– Nie sposób przyjąć w prawdzie Ciała i Krwi Pana Jezusa nie przyjmując Kościoła, nie kochając Kościoła, nie walcząc o dobro Kościoła. Nie opuszczajmy nigdy Kościoła! – apelował kard. Stanisław Dziwisz w czasie uroczystości Najświętszego Ciała i Krwi Chrystusa w sanktuarium św. Jana Pawła II na Białych Morzach.
Na początku Mszy św. ks. Tomasz Szopa przypomniał, że ostatnią swoją encyklikę św. Jan Paweł II poświęcił Eucharystii. – Jakby Ojciec Święty tym ostatnim dokumentem chciał powiedzieć o tym, co dla niego najważniejsze – właśnie o Eucharystii – mówił kustosz papieskiego sanktuarium na Białych Morzach przypominając, jak Jan Paweł II żył prawdą o obecności Chrystusa w Najświętszym Sakramencie.
W czasie homilii kard. Stanisław Dziwisz, odwołując się do św. Pawła, wskazał na trzy wymiary Eucharystii. Po pierwsze, dzięki tajemniczej przemianie na ołtarzu jest prawdziwe Ciało i Krew Jezusa. Po drugie, ta przemiana dokonuje się po to, aby wierzący mogli uczestniczyć w życiu Jezusa i czerpać z owoców Jego życia, śmierci i zmartwychwstania. Po trzecie, ta duchowa wspólnota nigdy nie jest sprawą indywidualną. – Nie mogę być przyjacielem Jezusa tylko dla siebie. Żeby Go naprawdę przyjąć, muszę przyjąć Kościół i każdego człowieka, którego Pan stawia na mojej drodze – mówił metropolita senior.
Odwołując się do nauczania św. Jana Pawła II przypomniał, że Eucharystia tworzy Kościół i jest bez Niego niezrozumiała i niemożliwa. – Nie sposób przyjąć w prawdzie Ciała i Krwi Pana Jezusa nie przyjmując Kościoła, nie kochając Kościoła, nie walcząc o dobro Kościoła.
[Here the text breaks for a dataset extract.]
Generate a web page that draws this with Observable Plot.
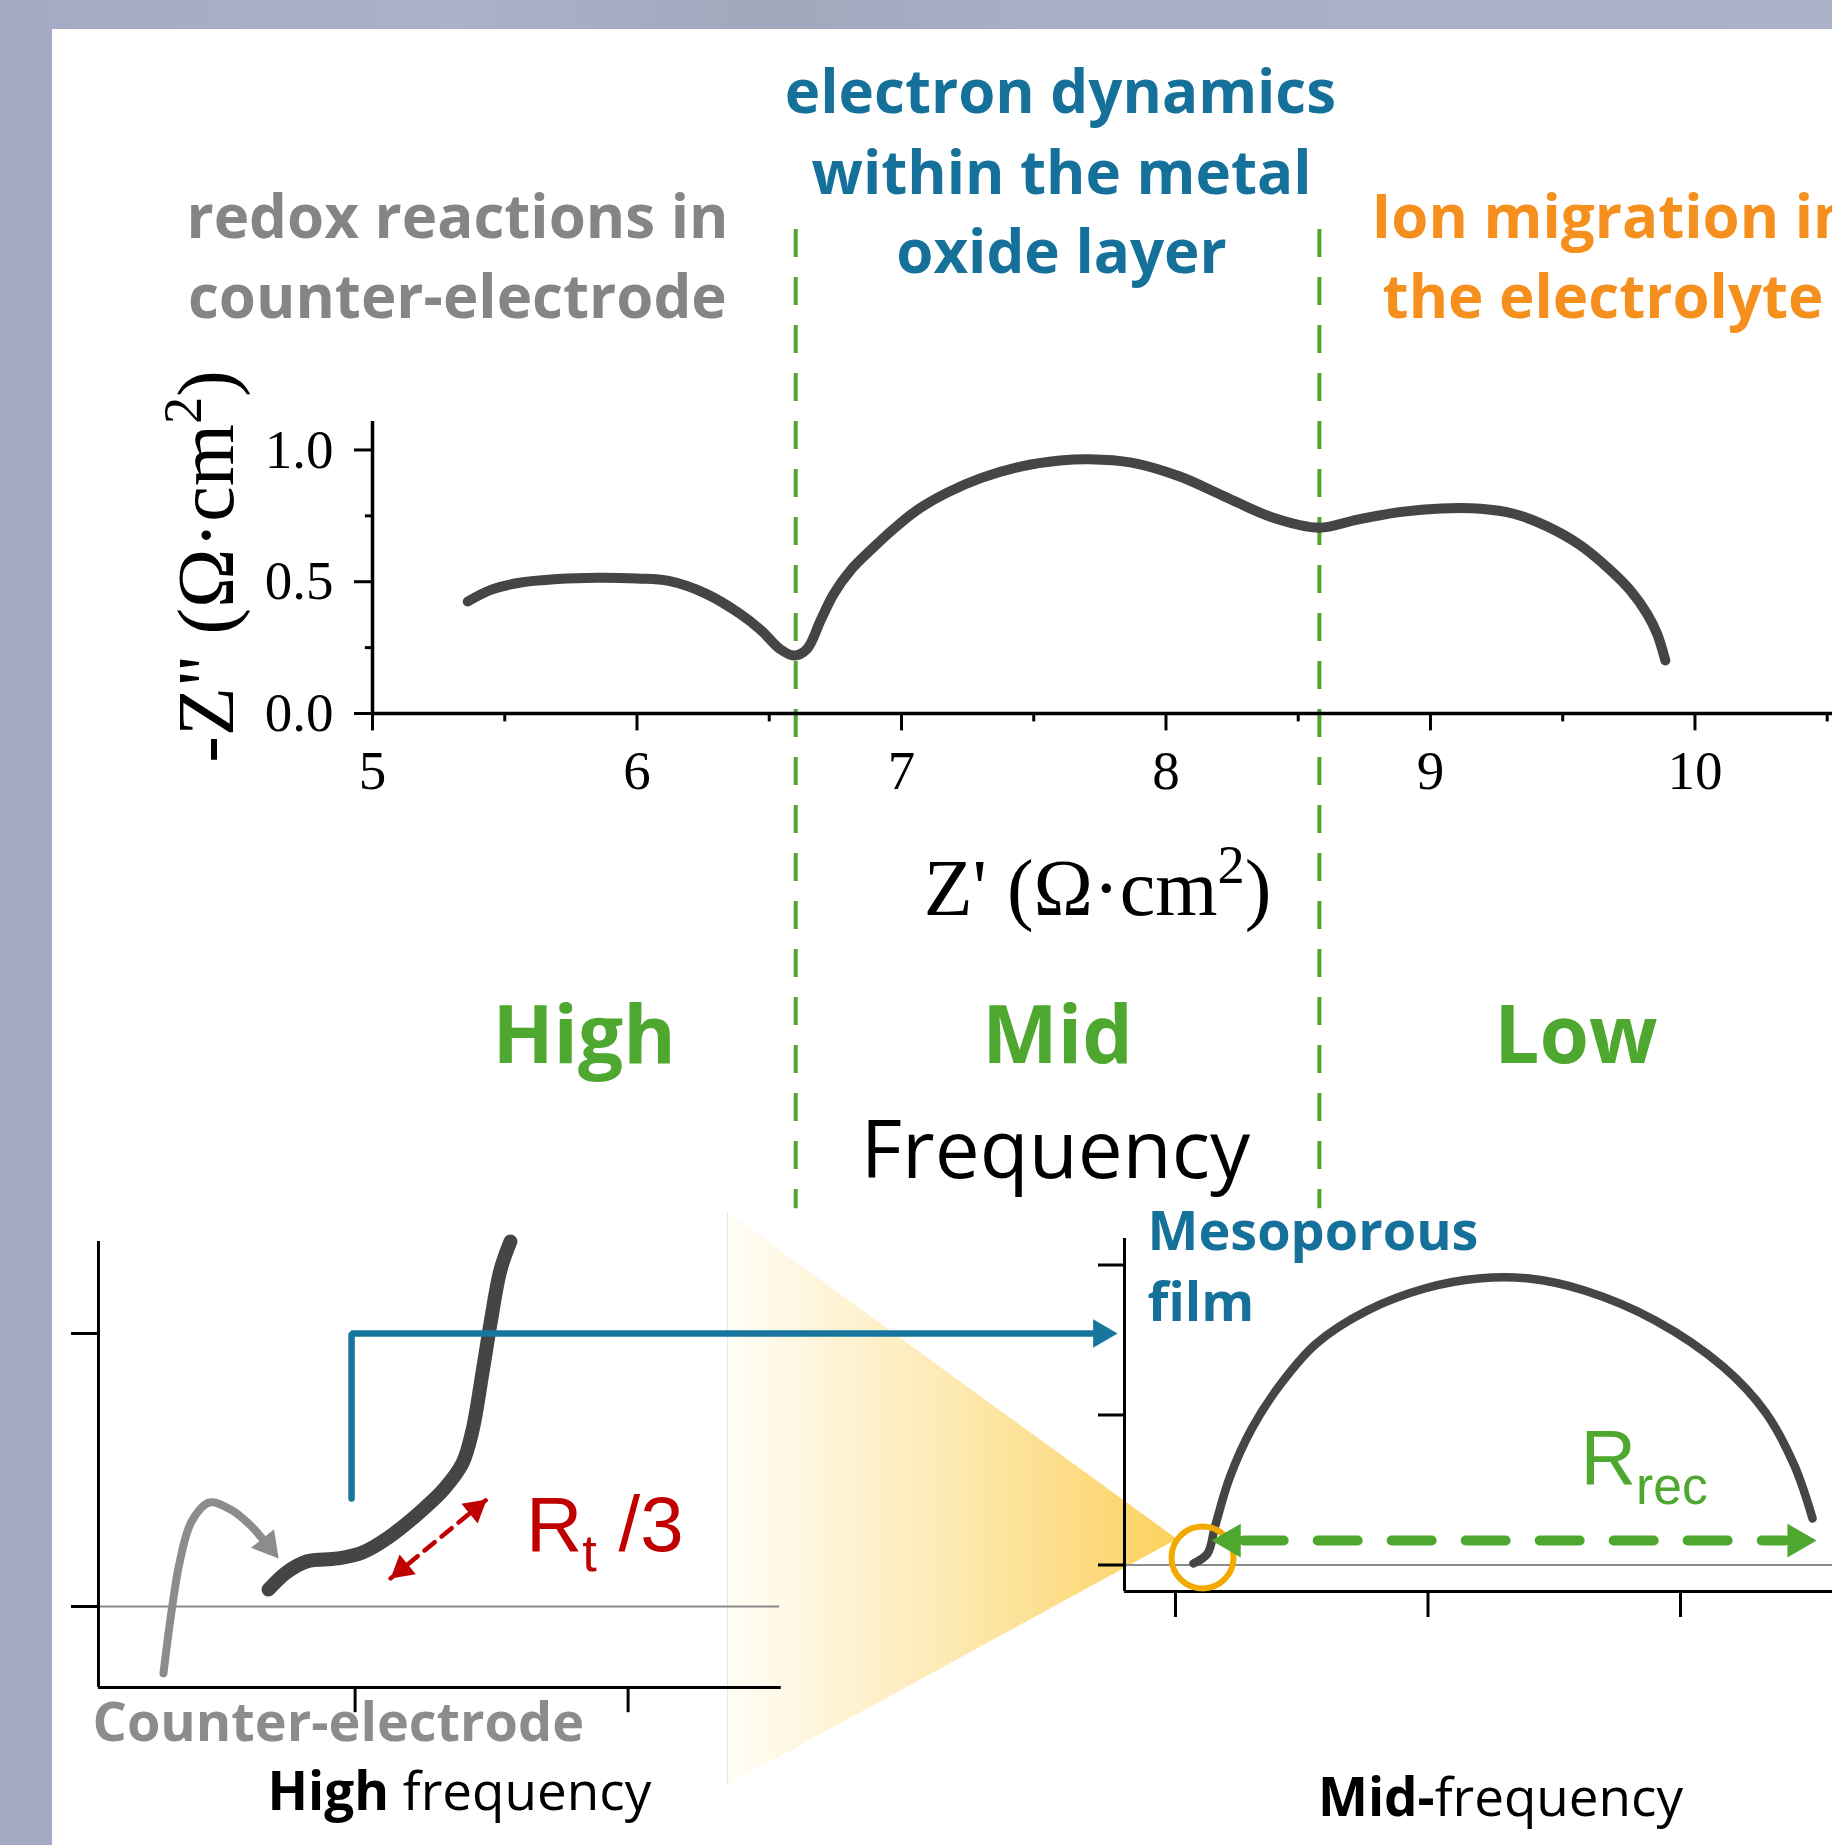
<!DOCTYPE html>
<html><head><meta charset="utf-8">
<script src="https://cdn.jsdelivr.net/npm/d3@7"></script>
<script src="https://cdn.jsdelivr.net/npm/@observablehq/plot@0.6"></script>
<style>
html,body{margin:0;padding:0;}
#fig{position:relative;width:1832px;height:1845px;overflow:hidden;
 background:linear-gradient(90deg,#a4aac3 0%,#abb1c9 25%,#a2a7bc 42%,#a9afc6 58%,#abb1c9 100%);}
#panel{position:absolute;left:52px;top:29px;right:0;bottom:0;background:#fff;}
#fig svg{position:absolute;left:0;top:0;}
#fig text{white-space:pre;}
</style></head><body><div id="fig"><div id="panel"></div></div>
<script>
// ---------------- data ----------------
// main Nyquist plot: Z' and -Z'' (Ω·cm²)
const zRe = [5.36, 5.45, 5.55, 5.70, 5.85, 6.00, 6.12, 6.26, 6.39, 6.47, 6.54, 6.593, 6.643, 6.694, 6.744, 6.807, 6.895, 6.971, 7.059, 7.173, 7.30, 7.45, 7.60, 7.71, 7.87, 8.05, 8.22, 8.40, 8.58, 8.72, 8.89, 9.04, 9.19, 9.315, 9.441, 9.567, 9.668, 9.756, 9.819, 9.857, 9.888];
const zIm = [0.425, 0.47, 0.495, 0.51, 0.515, 0.512, 0.503, 0.455, 0.378, 0.315, 0.245, 0.22, 0.245, 0.353, 0.454, 0.543, 0.631, 0.701, 0.772, 0.838, 0.893, 0.937, 0.96, 0.965, 0.952, 0.90, 0.824, 0.745, 0.705, 0.735, 0.765, 0.778, 0.777, 0.758, 0.71, 0.638, 0.555, 0.467, 0.378, 0.302, 0.201];
const xTicks = [5, 6, 7, 8, 9, 10];
const xMinorTicks = [5.5, 6.5, 7.5, 8.5, 9.5, 10.5];
const yTicks = [0, 0.5, 1.0];
const yTickLabels = ["0.0", "0.5", "1.0"];
const yMinorTicks = [0.25, 0.75];
const regionBounds = [6.6, 8.58];
const regionNames = ["High", "Mid", "Low"];
const xLabel = "Z' (Ω·cm^{2})";
const yLabel = "-Z\" (Ω·cm^{2})";
// high-frequency inset (counter-electrode), arbitrary units
const hfRe = [0.683, 0.749, 0.822, 0.936, 1.027, 1.122, 1.232, 1.327, 1.393, 1.430, 1.466, 1.496, 1.532, 1.569];
const hfIm = [0.062, 0.125, 0.165, 0.176, 0.198, 0.253, 0.341, 0.432, 0.524, 0.645, 0.853, 1.037, 1.231, 1.337];
const hfTicksX = [1, 2];
const hfTicksY = [0, 1];
const ceArrowRe = [0.298, 0.327, 0.357, 0.401, 0.467, 0.544, 0.617, 0.672];
const ceArrowIm = [-0.245, -0.022, 0.161, 0.311, 0.381, 0.355, 0.297, 0.234];
// mid-frequency inset (mesoporous film), arbitrary units
const mfRe = [0.071, 0.127, 0.156, 0.214, 0.301, 0.416, 0.558, 0.760, 0.990, 1.20, 1.40, 1.62, 1.90, 2.17, 2.337, 2.451, 2.523];
const mfIm = [0.01, 0.077, 0.253, 0.58, 0.906, 1.205, 1.477, 1.697, 1.845, 1.91, 1.91, 1.83, 1.63, 1.32, 1.017, 0.663, 0.31];
const mfTicksX = [0, 1, 2];
const mfTicksY = [0, 1, 2];

// ---------------- styling ----------------
const W = 1832, H = 1845;
const serif = "'Liberation Serif','Times New Roman',serif";
const sans = "'Open Sans','Noto Sans',sans-serif";
const arial = "'Liberation Sans',Arial,sans-serif";
const green = "#4ea72e", teal = "#16719a", grey = "#858585", orange = "#f5901e",
      red = "#c00000", curveCol = "#454545", blue = "#17759e";

function head(tip, angle, r, color) {
  const k = 1.555 * r, a = angle * Math.PI / 180;
  return Plot.dot([tip], {x: "x", y: "y", symbol: "triangle", r, rotate: angle,
    fill: color, stroke: "none", dx: -k * Math.sin(a), dy: k * Math.cos(a)});
}
function txt(s, x, y, o) {
  return Plot.text([s], Object.assign({x, y, text: d => d, lineAnchor: "bottom"}, o));
}
const base = {width: W, height: H, margin: 0, style: {background: "transparent", overflow: "visible"}};

// ---------------- main plot ----------------
const mainData = zRe.map((x, i) => ({x, y: zIm[i]}));
const edges = [5, ...regionBounds, 10.52];
const mids = regionNames.map((d, i) => (edges[i] + edges[i + 1]) / 2);
const headFont = {fontFamily: sans, fontWeight: 700, fontSize: 60};
const main = Plot.plot({...base,
  x: {domain: [5, 10.52], range: [372, 1832], axis: null},
  y: {domain: [0, 1.108], range: [713, 421], axis: null},
  marks: [
    Plot.ruleX(regionBounds, {y1: 1.837, y2: -1.879, stroke: green, strokeWidth: 4, strokeDasharray: "28,20"}),
    Plot.ruleY([0], {x1: 5, x2: 10.52, stroke: "#000", strokeWidth: 3.5}),
    Plot.ruleX([5], {y1: 0, y2: 1.108, stroke: "#000", strokeWidth: 3.5}),
    Plot.ruleX(xTicks, {y1: 0, y2: -0.066, stroke: "#000", strokeWidth: 3}),
    Plot.ruleX(xMinorTicks, {y1: 0, y2: -0.032, stroke: "#000", strokeWidth: 3}),
    Plot.ruleY(yTicks, {x1: 5, x2: 4.932, stroke: "#000", strokeWidth: 3}),
    Plot.ruleY(yMinorTicks, {x1: 5, x2: 4.973, stroke: "#000", strokeWidth: 3}),
    Plot.text(xTicks, {x: d => d, y: -0.285, text: d => String(d), lineAnchor: "bottom", fontFamily: serif, fontSize: 55, fill: "#000"}),
    Plot.text(yTicks, {x: 4.853, y: d => d, text: (d, i) => yTickLabels[i], textAnchor: "end", lineAnchor: "middle", fontFamily: serif, fontSize: 55, fill: "#000"}),
    txt(xLabel, 7.741, -0.763, {fontFamily: serif, fontSize: 80, fill: "#000"}),
    txt(yLabel, 4.474, 0.558, {fontFamily: serif, fontSize: 80, fill: "#000", rotate: -90}),
    Plot.line(mainData, {x: "x", y: "y", curve: "catmull-rom", stroke: curveCol, strokeWidth: 10, strokeLinecap: "round", strokeLinejoin: "round"}),
    // process annotations
    txt("electron dynamics", 7.601, 2.277, {...headFont, fill: teal}),
    txt("within the metal", 7.605, 1.973, {...headFont, fill: teal}),
    txt("oxide layer", 7.605, 1.670, {...headFont, fill: teal}),
    txt("redox reactions in", 5.321, 1.803, {...headFont, fill: grey}),
    txt("counter-electrode", 5.321, 1.499, {...headFont, fill: grey}),
    txt("Ion migration in", 8.777, 1.803, {...headFont, fill: orange, textAnchor: "start"}),
    txt("the electrolyte", 8.819, 1.499, {...headFont, fill: orange, textAnchor: "start"}),
    // frequency regions
    Plot.text(regionNames, {x: (d, i) => mids[i], y: -1.328, text: d => d, lineAnchor: "bottom", fontFamily: sans, fontWeight: 700, fontSize: 80, fill: green}),
    txt("Frequency", 7.582, -1.761, {fontFamily: sans, fontSize: 80, fill: "#000"})
  ]
});

// ---------------- zoom cone (in mid-frequency inset units) ----------------
const rScale = {x: {domain: [0, 1], range: [1175, 1427.5], axis: null}, y: {domain: [0, 1], range: [1564.5, 1414.5], axis: null}};
const cone = Plot.plot({...base, ...rScale,
  marks: [
    Plot.areaY([{x: -1.774, y1: -1.47, y2: 2.35}, {x: 0.008, y1: 0.17, y2: 0.17}], {x: "x", y1: "y1", y2: "y2", fill: "url(#coneGrad)"}),
    Plot.ruleX([-1.774], {y1: -1.47, y2: 2.35, stroke: "#e6e6e6", strokeWidth: 1.2})
  ]
});

// ---------------- high-frequency inset ----------------
const hfData = hfRe.map((x, i) => ({x, y: hfIm[i]}));
const ceData = ceArrowRe.map((x, i) => ({x, y: ceArrowIm[i]}));
const hf = Plot.plot({...base,
  x: {domain: [0, 1], range: [81.6, 354.6], axis: null},
  y: {domain: [0, 1], range: [1606, 1333], axis: null},
  marks: [
    Plot.ruleY([0], {x1: 0.06, x2: 2.555, stroke: "#8a8a8a", strokeWidth: 2}),
    Plot.ruleX([0.06], {y1: -0.297, y2: 1.337, stroke: "#000", strokeWidth: 3}),
    Plot.ruleY([-0.297], {x1: 0.06, x2: 2.561, stroke: "#000", strokeWidth: 3}),
    Plot.ruleY(hfTicksY, {x1: 0.06, x2: -0.039, stroke: "#000", strokeWidth: 3}),
    Plot.ruleX(hfTicksX, {y1: -0.297, y2: -0.389, stroke: "#000", strokeWidth: 3}),
    Plot.line(ceData, {x: "x", y: "y", curve: "catmull-rom", stroke: "#8c8c8c", strokeWidth: 8}),
    head({x: 0.720, y: 0.176}, 141, 11, "#8c8c8c"),
    Plot.line(hfData, {x: "x", y: "y", curve: "catmull-rom", stroke: curveCol, strokeWidth: 14, strokeLinecap: "round", strokeLinejoin: "round"}),
    Plot.line([{x: 1.130, y: 0.103}, {x: 1.482, y: 0.392}], {x: "x", y: "y", stroke: red, strokeWidth: 4.5, strokeDasharray: "13,9"}),
    head({x: 1.130, y: 0.103}, 230.5, 9.5, red),
    head({x: 1.482, y: 0.392}, 50.5, 9.5, red),
    Plot.line([{x: 0.987, y: 0.396}, {x: 0.987, y: 1.0}, {x: 3.70, y: 1.0}], {x: "x", y: "y", stroke: blue, strokeWidth: 6.5, strokeLinejoin: "miter"}),
    head({x: 3.793, y: 1.0}, 90, 10.5, blue),
    txt("R_{t} /3", 1.626, 0.205, {fontFamily: arial, fontSize: 78, fill: red, textAnchor: "start"}),
    txt("Counter-electrode", 0.038, -0.491, {fontFamily: sans, fontWeight: 700, fontSize: 54, fill: "#8c8c8c", textAnchor: "start"}),
    txt("**High** frequency", 1.382, -0.744, {fontFamily: sans, fontSize: 53, fill: "#000"})
  ]
});

// ---------------- mid-frequency inset ----------------
const mfData = mfRe.map((x, i) => ({x, y: mfIm[i]}));
const mf = Plot.plot({...base, ...rScale,
  marks: [
    Plot.ruleY([0], {x1: -0.202, x2: 2.62, stroke: "#8a8a8a", strokeWidth: 2}),
    Plot.ruleX([-0.202], {y1: -0.177, y2: 2.177, stroke: "#000", strokeWidth: 3}),
    Plot.ruleY([-0.177], {x1: -0.202, x2: 2.62, stroke: "#000", strokeWidth: 3}),
    Plot.ruleY(mfTicksY, {x1: -0.202, x2: -0.305, stroke: "#000", strokeWidth: 3}),
    Plot.ruleX(mfTicksX, {y1: -0.177, y2: -0.35, stroke: "#000", strokeWidth: 3}),
    Plot.line(mfData, {x: "x", y: "y", curve: "catmull-rom", stroke: curveCol, strokeWidth: 8.5, strokeLinecap: "round", strokeLinejoin: "round"}),
    Plot.dot([{x: 0.107, y: 0.05}], {x: "x", y: "y", r: 31, stroke: "#f2a900", strokeWidth: 6, fill: "none"}),
    Plot.line([{x: 0.27, y: 0.163}, {x: 2.415, y: 0.163}], {x: "x", y: "y", stroke: green, strokeWidth: 10, strokeDasharray: "40,34"}),
    head({x: 0.143, y: 0.163}, 270, 12.5, green),
    head({x: 2.539, y: 0.163}, 90, 12.5, green),
    txt("R_{rec}", 1.604, 0.537, {fontFamily: arial, fontSize: 77, fill: green, textAnchor: "start"}),
    txt("Mesoporous", -0.111, 2.097, {fontFamily: sans, fontWeight: 700, fontSize: 54, fill: teal, textAnchor: "start"}),
    txt("film", -0.111, 1.63, {fontFamily: sans, fontWeight: 700, fontSize: 54, fill: teal, textAnchor: "start"}),
    txt("**Mid-**frequency", 1.287, -1.67, {fontFamily: sans, fontSize: 53, fill: "#000"})
  ]
});

const fig = document.getElementById("fig");
[main, cone, hf, mf].forEach(s => fig.appendChild(s));

// gradient for the zoom cone
d3.select(cone).insert("defs", ":first-child").html(
  '<linearGradient id="coneGrad" x1="0" x2="1" y1="0" y2="0">' +
  '<stop offset="0" stop-color="#fffdf6"/><stop offset="0.5" stop-color="#fde9b2"/>' +
  '<stop offset="1" stop-color="#fcd15d"/></linearGradient>');

// rich text: **bold**, ^{sup}, _{sub}
function richify(svg) {
  d3.select(svg).selectAll("text").each(function () {
    const t = this.textContent;
    if (!/(\*\*|\^\{|_\{)/.test(t)) return;
    const F = parseFloat(getComputedStyle(this).fontSize) || 16;
    const parts = t.split(/(\*\*[^*]+\*\*|\^\{[^}]*\}|_\{[^}]*\})/).filter(s => s !== "");
    this.textContent = "";
    let shift = 0;
    for (const p of parts) {
      let s = p, size = null, weight = null, target = 0;
      if (p.startsWith("**")) { s = p.slice(2, -2); weight = 700; }
      else if (p.startsWith("^{")) { s = p.slice(2, -1); size = 0.68 * F; target = -0.4 * F; }
      else if (p.startsWith("_{")) { s = p.slice(2, -1); size = 0.67 * F; target = 0.26 * F; }
      const ts = d3.select(this).append("tspan");
      const dy = target - shift; shift = target;
      if (dy) ts.attr("dy", dy);
      if (size) ts.attr("font-size", size);
      if (weight) ts.attr("font-weight", weight);
      ts.text(s);
    }
  });
}
[main, hf, mf].forEach(richify);
</script></body></html>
Nie opuszczajmy nigdy Kościoła! – apelował kardynał i przekonywał, żeby od Kościoła nie oddalały indywidualizm i koncentracja na sobie czy fałszywy idealizm osądzający i przekonany o własnej wyższości.
Zwrócił uwagę, że każda Msza św. uczy pamiętać o wielkich dziełach Boga dokonanych dla człowieka i być za nie wdzięcznym. – Bez pamięci nie ma wolności, bez pamięci nie można budować życia społecznego. Człowiek, który nie pamięta narażony jest nie tylko na utratę wolności, ale i swojej tożsamości – wyjaśniał metropolita senior wskazując na trwającą aktualnie „walkę o pamięć”. Zaznaczył, że próby manipulowania pamięcią dotyczą praktycznie wszystkich aspektów ludzkiego życia. Przypomniał ostatnie próby manipulowania pamięcią o św. Janie Pawle II. – Nie zapominajcie wielkich dzieł, jakie Bóg w nim i przez niego uczynił dla całego świata, a także dla nas i dla naszej ojczyzny. Byłoby z naszej strony wielką niewdzięcznością Bogu wspominać rzeczy dawne, a zapominać o tych, które stały się na naszych oczach – apelował wieloletni papieski sekretarz.
Przywołał też wspomnienie dotyczące wielkiej miłości Ojca Świętego do Eucharystii. Papież, podczas ostatniej procesji Bożego Ciała z Bazyliki Laterańskiej do Bazyliki Matki Bożej Większej, chciał klęczeć przed wystawionym Najświętszym Sakramentem, ale był wyczerpany fizycznie. – Jednak chciał pozostawać, wbrew słabości swojego ciała, w postawie adoracji – mówił kard. Stanisław Dziwisz dodając, że tę „walkę o adorację” mógł zobaczyć cały świat. – Niech pozostanie ona w naszej pamięci, niech będzie kluczem do interpretacji życia i przesłania tego wielkiego papieża, a przede wszystkim niech trwa jako świadectwo o prawdziwej obecności Pana Jezusa między nami w sakramencie ołtarza, jako pokorna lekcja wiary, szacunku, adoracji i miłości do Jezusa, który jako pokarm „jest z nami aż do skończenia świata” „abyśmy mieli życie” – zakończył.
Po Mszy św. odbyła się tradycyjna procesja eucharystyczna do czterech ołtarzy przy sanktuarium.